Tuesday, May 31, 2011

Winningpeg

A wrong 15 years in the making has been righted. Hockey is returning to Winnipeg, Manitoba for the first time since 1996, when the Jets flew down to the desert and became the Phoenix Coyotes.

This is a great day for hockey, especially in Canada, as the move could open the door for future relocations to Quebec City or Hamilton, and perhaps even a second Toronto team.

It's a bad day to be a hockey fan down south, which is fine, because there aren't any anyways. But Czar Bettman certainly can't be happy to see a chink in his armor pertaining to hockey in the Sun Belt, a lavish experiment roughly 20 years in the making. Sure, there have been some success stories, in Dallas and Tampa Bay in particular, but between the departing Atlanta market, as well as some atrocities in Phoenix and South Florida, the clock is clearly ticking on pucks dropping too far below the Mason-Dixon Line.

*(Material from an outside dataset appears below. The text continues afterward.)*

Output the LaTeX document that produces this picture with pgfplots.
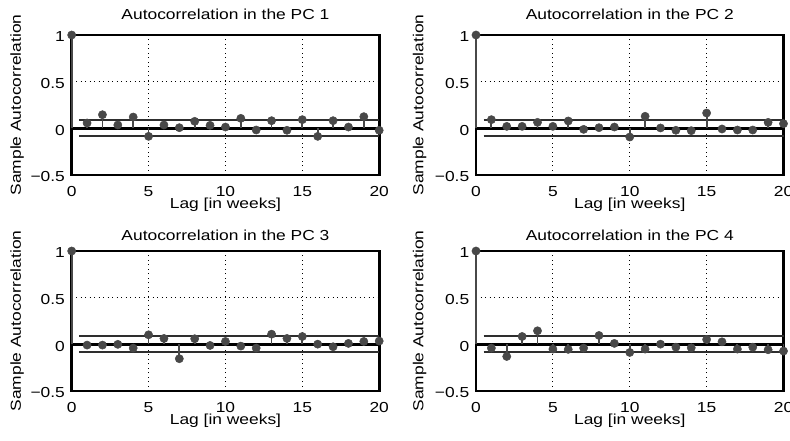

Six full seasons removed from the lockout now, only once have the Thrashers/Coyotes/Panthers triumvirate finished in the top 20 in attendance league-wide (the Panthers clawed their way to 19 back in 2006). Combined, the teams have averaged a 25th-place finish in attendance since the lockout, with the Coyotes finishing 29th three of the past four seasons. The season they didn't finish 29th? A tidy 30th place finish, which of course is dead last in the NHL.

Obviously, it doesn't help matters that of 18 combined seasons between the teams, there have been just 3 post-season appearances. The Thrashers have contributed to one of those, back in 2007, where they were promptly swept by the New York Rangers. But to put in into perspective, during the 2010-2011 season, 5 of the 6 Canadian markets have 100% attendance or better for the season. This includes the Edmonton Oilers, owners of the worst record in the NHL. Even Ottawa, which finished with the 5th-worst, averaged 99.3% capacity this season. That's more than in Detroit (98.1). That's Hockeytown! Hockeytown, people!

The return of hockey to Winnipeg feels like a Led Zeppelin reunion tour. That would mean, of course, a Quebec City return would be The Who, while a new incarnation of the Hartford Whalers would be a Beatles comeback tour. And since the Oilers were a part of the same WHA expansion class as the Jets, Nordiques, and Whalers, they'd have to be the Rolling Stones, since the Stones have never officially broken up, unlike those other mammoth British acts. I'm not saying who between Gretzky and Messier would be Jagger and Richards, but Grant Fuhr would certainly be Charlie Watts.

So with Atlanta down, Phoenix is on the clock. They'll stay in the desert for one more lame-duck season, then move to "whiter" pastures in the Great White North. Quebec City, get that arena built.

That's Don Cherry right? You know he'll be pumped to host "Hockey Night in Canada" from the Manitoba capital again.